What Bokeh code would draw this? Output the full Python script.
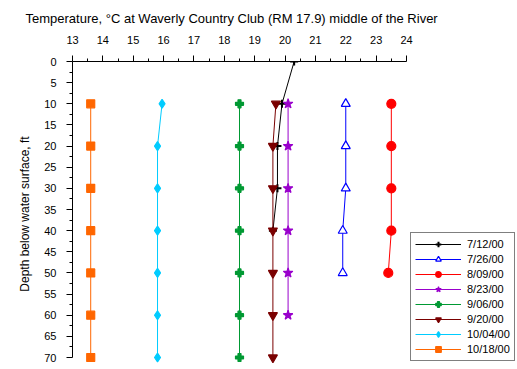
from bokeh.plotting import figure
from bokeh.models import Range1d, FixedTicker, Legend, LegendItem, Title
from bokeh.embed import file_html
from bokeh.resources import INLINE

# ---- data ----
x_ticks = [13, 14, 15, 16, 17, 18, 19, 20, 21, 22, 23, 24]
y_ticks = [0, 5, 10, 15, 20, 25, 30, 35, 40, 45, 50, 55, 60, 65, 70]

d_0712 = [0, 10, 20, 30, 40]
t_0712 = [20.3, 19.9, 19.75, 19.75, 19.6]
d_0726 = [10, 20, 30, 40, 50]
t_0726 = [22.0, 22.0, 22.0, 21.9, 21.9]
d_0809 = [10, 20, 30, 40, 50]
t_0809 = [23.5, 23.5, 23.5, 23.5, 23.4]
d_0823 = [10, 20, 30, 40, 50, 60]
t_0823 = [20.1, 20.1, 20.1, 20.1, 20.1, 20.1]
d_0906 = [10, 20, 30, 40, 50, 60, 70]
t_0906 = [18.5, 18.5, 18.5, 18.5, 18.5, 18.5, 18.5]
d_0920 = [10, 20, 30, 40, 50, 60, 70]
t_0920 = [19.7, 19.6, 19.6, 19.6, 19.6, 19.6, 19.6]
d_1004 = [10, 20, 30, 40, 50, 60, 70]
t_1004 = [15.95, 15.8, 15.8, 15.8, 15.8, 15.8, 15.8]
d_1018 = [10, 20, 30, 40, 50, 60, 70]
t_1018 = [13.6, 13.6, 13.6, 13.6, 13.6, 13.6, 13.6]

series = [
    ("7/12/00", t_0712, d_0712, "#000000", "cross", 8, "#000000"),
    ("7/26/00", t_0726, d_0726, "#0000FF", "triangle", 9, "#FFFFFF"),
    ("8/09/00", t_0809, d_0809, "#FF0000", "circle", 9, "#FF0000"),
    ("8/23/00", t_0823, d_0823, "#9900CC", "star", 10, "#9900CC"),
    ("9/06/00", t_0906, d_0906, "#009933", "plus", 8, "#009933"),
    ("9/20/00", t_0920, d_0920, "#7A0000", "inverted_triangle", 9, "#7A0000"),
    ("10/04/00", t_1004, d_1004, "#00CCFF", "diamond", 9, "#00CCFF"),
    ("10/18/00", t_1018, d_1018, "#FF6600", "square", 8, "#FF6600"),
]

FONT = "Liberation Sans"

# frame: x=72..515 px, y=61..366 px; the axes cover 13..24 (334 px) and 0..70 (296 px)
X_MIN, X_MAX = 13, 24
Y_MIN, Y_MAX = 0, 70
px_x = 334 / (X_MAX - X_MIN)
px_y = 296 / (Y_MAX - Y_MIN)
x_end = X_MIN + 443 / px_x
y_end = Y_MIN + 305 / px_y

p = figure(width=517, height=368, output_backend="svg", toolbar_location=None,
           x_range=Range1d(X_MIN, x_end), y_range=Range1d(y_end, Y_MIN),
           x_axis_location="above",
           min_border_left=72, min_border_right=2, min_border_top=61, min_border_bottom=2)
p.outline_line_color = None
p.xgrid.visible = False
p.ygrid.visible = False
p.background_fill_color = "white"
p.border_fill_color = "white"
p.xaxis.bounds = (X_MIN, X_MAX)
p.yaxis.bounds = (Y_MIN, Y_MAX)

p.xaxis.ticker = FixedTicker(ticks=x_ticks, minor_ticks=[v + 0.5 for v in x_ticks[:-1]])
p.yaxis.ticker = FixedTicker(ticks=y_ticks, minor_ticks=[v + 2.5 for v in y_ticks[:-1]])
for ax in (p.xaxis[0], p.yaxis[0]):
    ax.major_tick_out = 6
    ax.major_tick_in = 0
    ax.minor_tick_out = 3
    ax.minor_tick_in = 0
    ax.axis_line_color = "black"
    ax.major_tick_line_color = "black"
    ax.minor_tick_line_color = "black"
    ax.major_label_text_font = FONT
    ax.major_label_text_font_size = "11px"
    ax.major_label_text_color = "black"
    ax.major_label_standoff = 10
p.xaxis.major_label_standoff = 12

p.yaxis.axis_label = "Depth below water surface, ft"
p.yaxis.axis_label_text_font = FONT
p.yaxis.axis_label_text_font_size = "12px"
p.yaxis.axis_label_text_font_style = "normal"
p.yaxis.axis_label_text_color = "black"
p.yaxis.axis_label_standoff = 9

p.title = Title(text="Temperature, \u00b0C at Waverly Country Club (RM 17.9) middle of the River",
                align="left", offset=-47, standoff=14, text_font=FONT, text_font_size="13px",
                text_font_style="normal", text_color="black")

items = []
for name, t, d, color, marker, size, fill in series:
    r1 = p.line(t, d, line_color=color, line_width=1)
    lw = 2 if marker == "cross" else 1.2
    r2 = p.scatter(t, d, marker=marker, size=size, line_color=color, fill_color=fill, line_width=lw)
    items.append(LegendItem(label=name, renderers=[r1, r2]))

legend = Legend(items=items, location=(338, 5), orientation="vertical",
                label_text_font=FONT, label_text_font_size="11px", label_text_color="black",
                glyph_width=46, glyph_height=14, label_height=14, spacing=1, padding=4,
                margin=0, border_line_color="black", border_line_width=1,
                background_fill_color="white", background_fill_alpha=1.0,
                label_standoff=6)
p.add_layout(legend, "center")

open("out.html", "w").write(file_html(p, INLINE))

# EXERCISE INSTRUCTIONS
Return the material word for word. Pictures are not part of the copy.

# PROBLEM SOLUTION
What Bokeh code would draw this? Output the full Python script.
from bokeh.plotting import figure
from bokeh.models import Range1d, FixedTicker, Legend, LegendItem, Title
from bokeh.embed import file_html
from bokeh.resources import INLINE

# ---- data ----
x_ticks = [13, 14, 15, 16, 17, 18, 19, 20, 21, 22, 23, 24]
y_ticks = [0, 5, 10, 15, 20, 25, 30, 35, 40, 45, 50, 55, 60, 65, 70]

d_0712 = [0, 10, 20, 30, 40]
t_0712 = [20.3, 19.9, 19.75, 19.75, 19.6]
d_0726 = [10, 20, 30, 40, 50]
t_0726 = [22.0, 22.0, 22.0, 21.9, 21.9]
d_0809 = [10, 20, 30, 40, 50]
t_0809 = [23.5, 23.5, 23.5, 23.5, 23.4]
d_0823 = [10, 20, 30, 40, 50, 60]
t_0823 = [20.1, 20.1, 20.1, 20.1, 20.1, 20.1]
d_0906 = [10, 20, 30, 40, 50, 60, 70]
t_0906 = [18.5, 18.5, 18.5, 18.5, 18.5, 18.5, 18.5]
d_0920 = [10, 20, 30, 40, 50, 60, 70]
t_0920 = [19.7, 19.6, 19.6, 19.6, 19.6, 19.6, 19.6]
d_1004 = [10, 20, 30, 40, 50, 60, 70]
t_1004 = [15.95, 15.8, 15.8, 15.8, 15.8, 15.8, 15.8]
d_1018 = [10, 20, 30, 40, 50, 60, 70]
t_1018 = [13.6, 13.6, 13.6, 13.6, 13.6, 13.6, 13.6]

series = [
    ("7/12/00", t_0712, d_0712, "#000000", "cross", 8, "#000000"),
    ("7/26/00", t_0726, d_0726, "#0000FF", "triangle", 9, "#FFFFFF"),
    ("8/09/00", t_0809, d_0809, "#FF0000", "circle", 9, "#FF0000"),
    ("8/23/00", t_0823, d_0823, "#9900CC", "star", 10, "#9900CC"),
    ("9/06/00", t_0906, d_0906, "#009933", "plus", 8, "#009933"),
    ("9/20/00", t_0920, d_0920, "#7A0000", "inverted_triangle", 9, "#7A0000"),
    ("10/04/00", t_1004, d_1004, "#00CCFF", "diamond", 9, "#00CCFF"),
    ("10/18/00", t_1018, d_1018, "#FF6600", "square", 8, "#FF6600"),
]

FONT = "Liberation Sans"

# frame: x=72..515 px, y=61..366 px; the axes cover 13..24 (334 px) and 0..70 (296 px)
X_MIN, X_MAX = 13, 24
Y_MIN, Y_MAX = 0, 70
px_x = 334 / (X_MAX - X_MIN)
px_y = 296 / (Y_MAX - Y_MIN)
x_end = X_MIN + 443 / px_x
y_end = Y_MIN + 305 / px_y

p = figure(width=517, height=368, output_backend="svg", toolbar_location=None,
           x_range=Range1d(X_MIN, x_end), y_range=Range1d(y_end, Y_MIN),
           x_axis_location="above",
           min_border_left=72, min_border_right=2, min_border_top=61, min_border_bottom=2)
p.outline_line_color = None
p.xgrid.visible = False
p.ygrid.visible = False
p.background_fill_color = "white"
p.border_fill_color = "white"
p.xaxis.bounds = (X_MIN, X_MAX)
p.yaxis.bounds = (Y_MIN, Y_MAX)

p.xaxis.ticker = FixedTicker(ticks=x_ticks, minor_ticks=[v + 0.5 for v in x_ticks[:-1]])
p.yaxis.ticker = FixedTicker(ticks=y_ticks, minor_ticks=[v + 2.5 for v in y_ticks[:-1]])
for ax in (p.xaxis[0], p.yaxis[0]):
    ax.major_tick_out = 6
    ax.major_tick_in = 0
    ax.minor_tick_out = 3
    ax.minor_tick_in = 0
    ax.axis_line_color = "black"
    ax.major_tick_line_color = "black"
    ax.minor_tick_line_color = "black"
    ax.major_label_text_font = FONT
    ax.major_label_text_font_size = "11px"
    ax.major_label_text_color = "black"
    ax.major_label_standoff = 10
p.xaxis.major_label_standoff = 12

p.yaxis.axis_label = "Depth below water surface, ft"
p.yaxis.axis_label_text_font = FONT
p.yaxis.axis_label_text_font_size = "12px"
p.yaxis.axis_label_text_font_style = "normal"
p.yaxis.axis_label_text_color = "black"
p.yaxis.axis_label_standoff = 9

p.title = Title(text="Temperature, \u00b0C at Waverly Country Club (RM 17.9) middle of the River",
                align="left", offset=-47, standoff=14, text_font=FONT, text_font_size="13px",
                text_font_style="normal", text_color="black")

items = []
for name, t, d, color, marker, size, fill in series:
    r1 = p.line(t, d, line_color=color, line_width=1)
    lw = 2 if marker == "cross" else 1.2
    r2 = p.scatter(t, d, marker=marker, size=size, line_color=color, fill_color=fill, line_width=lw)
    items.append(LegendItem(label=name, renderers=[r1, r2]))

legend = Legend(items=items, location=(338, 5), orientation="vertical",
                label_text_font=FONT, label_text_font_size="11px", label_text_color="black",
                glyph_width=46, glyph_height=14, label_height=14, spacing=1, padding=4,
                margin=0, border_line_color="black", border_line_width=1,
                background_fill_color="white", background_fill_alpha=1.0,
                label_standoff=6)
p.add_layout(legend, "center")

open("out.html", "w").write(file_html(p, INLINE))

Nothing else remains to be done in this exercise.